** GIVEN DATA **
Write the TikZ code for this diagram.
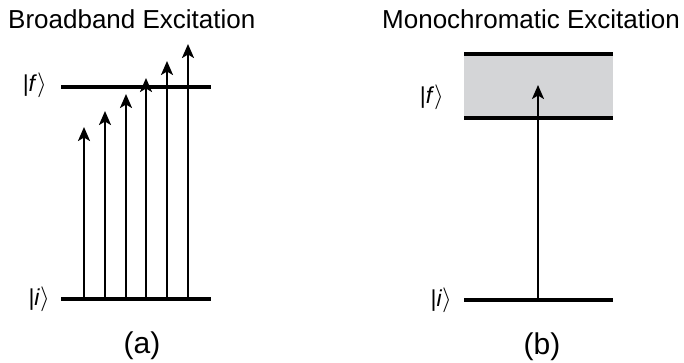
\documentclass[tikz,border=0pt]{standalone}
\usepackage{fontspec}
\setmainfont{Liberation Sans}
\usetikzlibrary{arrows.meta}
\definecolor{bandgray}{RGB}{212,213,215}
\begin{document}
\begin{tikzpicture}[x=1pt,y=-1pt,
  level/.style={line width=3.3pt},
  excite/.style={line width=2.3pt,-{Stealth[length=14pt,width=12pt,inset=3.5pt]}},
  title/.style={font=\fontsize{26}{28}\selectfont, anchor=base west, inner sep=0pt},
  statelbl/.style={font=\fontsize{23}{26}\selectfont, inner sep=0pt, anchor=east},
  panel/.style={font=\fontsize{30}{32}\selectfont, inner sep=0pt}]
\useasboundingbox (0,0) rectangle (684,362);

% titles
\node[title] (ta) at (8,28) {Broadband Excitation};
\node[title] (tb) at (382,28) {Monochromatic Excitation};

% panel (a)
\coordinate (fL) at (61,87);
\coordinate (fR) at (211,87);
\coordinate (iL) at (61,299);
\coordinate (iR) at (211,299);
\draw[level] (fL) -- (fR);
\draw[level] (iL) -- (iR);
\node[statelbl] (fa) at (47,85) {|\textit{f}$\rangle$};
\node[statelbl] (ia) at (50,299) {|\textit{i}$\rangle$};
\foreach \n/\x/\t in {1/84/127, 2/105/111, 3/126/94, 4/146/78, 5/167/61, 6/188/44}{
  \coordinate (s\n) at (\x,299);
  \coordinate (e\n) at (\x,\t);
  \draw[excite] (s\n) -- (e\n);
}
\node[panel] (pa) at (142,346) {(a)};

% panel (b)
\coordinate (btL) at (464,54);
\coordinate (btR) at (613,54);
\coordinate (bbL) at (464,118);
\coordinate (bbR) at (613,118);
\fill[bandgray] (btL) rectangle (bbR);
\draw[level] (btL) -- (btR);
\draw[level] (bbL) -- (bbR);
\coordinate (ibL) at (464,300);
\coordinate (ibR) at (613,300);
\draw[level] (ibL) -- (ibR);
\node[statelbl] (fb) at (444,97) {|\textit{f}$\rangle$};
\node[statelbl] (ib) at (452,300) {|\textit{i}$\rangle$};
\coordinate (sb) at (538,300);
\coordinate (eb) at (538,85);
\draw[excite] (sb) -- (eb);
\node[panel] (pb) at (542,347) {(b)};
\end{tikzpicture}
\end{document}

** OBJECTIVE **
Copy out all the data without changing anything, and drop the pictures.

** RESPONSE **
Write the TikZ code for this diagram.
\documentclass[tikz,border=0pt]{standalone}
\usepackage{fontspec}
\setmainfont{Liberation Sans}
\usetikzlibrary{arrows.meta}
\definecolor{bandgray}{RGB}{212,213,215}
\begin{document}
\begin{tikzpicture}[x=1pt,y=-1pt,
  level/.style={line width=3.3pt},
  excite/.style={line width=2.3pt,-{Stealth[length=14pt,width=12pt,inset=3.5pt]}},
  title/.style={font=\fontsize{26}{28}\selectfont, anchor=base west, inner sep=0pt},
  statelbl/.style={font=\fontsize{23}{26}\selectfont, inner sep=0pt, anchor=east},
  panel/.style={font=\fontsize{30}{32}\selectfont, inner sep=0pt}]
\useasboundingbox (0,0) rectangle (684,362);

% titles
\node[title] (ta) at (8,28) {Broadband Excitation};
\node[title] (tb) at (382,28) {Monochromatic Excitation};

% panel (a)
\coordinate (fL) at (61,87);
\coordinate (fR) at (211,87);
\coordinate (iL) at (61,299);
\coordinate (iR) at (211,299);
\draw[level] (fL) -- (fR);
\draw[level] (iL) -- (iR);
\node[statelbl] (fa) at (47,85) {|\textit{f}$\rangle$};
\node[statelbl] (ia) at (50,299) {|\textit{i}$\rangle$};
\foreach \n/\x/\t in {1/84/127, 2/105/111, 3/126/94, 4/146/78, 5/167/61, 6/188/44}{
  \coordinate (s\n) at (\x,299);
  \coordinate (e\n) at (\x,\t);
  \draw[excite] (s\n) -- (e\n);
}
\node[panel] (pa) at (142,346) {(a)};

% panel (b)
\coordinate (btL) at (464,54);
\coordinate (btR) at (613,54);
\coordinate (bbL) at (464,118);
\coordinate (bbR) at (613,118);
\fill[bandgray] (btL) rectangle (bbR);
\draw[level] (btL) -- (btR);
\draw[level] (bbL) -- (bbR);
\coordinate (ibL) at (464,300);
\coordinate (ibR) at (613,300);
\draw[level] (ibL) -- (ibR);
\node[statelbl] (fb) at (444,97) {|\textit{f}$\rangle$};
\node[statelbl] (ib) at (452,300) {|\textit{i}$\rangle$};
\coordinate (sb) at (538,300);
\coordinate (eb) at (538,85);
\draw[excite] (sb) -- (eb);
\node[panel] (pb) at (542,347) {(b)};
\end{tikzpicture}
\end{document}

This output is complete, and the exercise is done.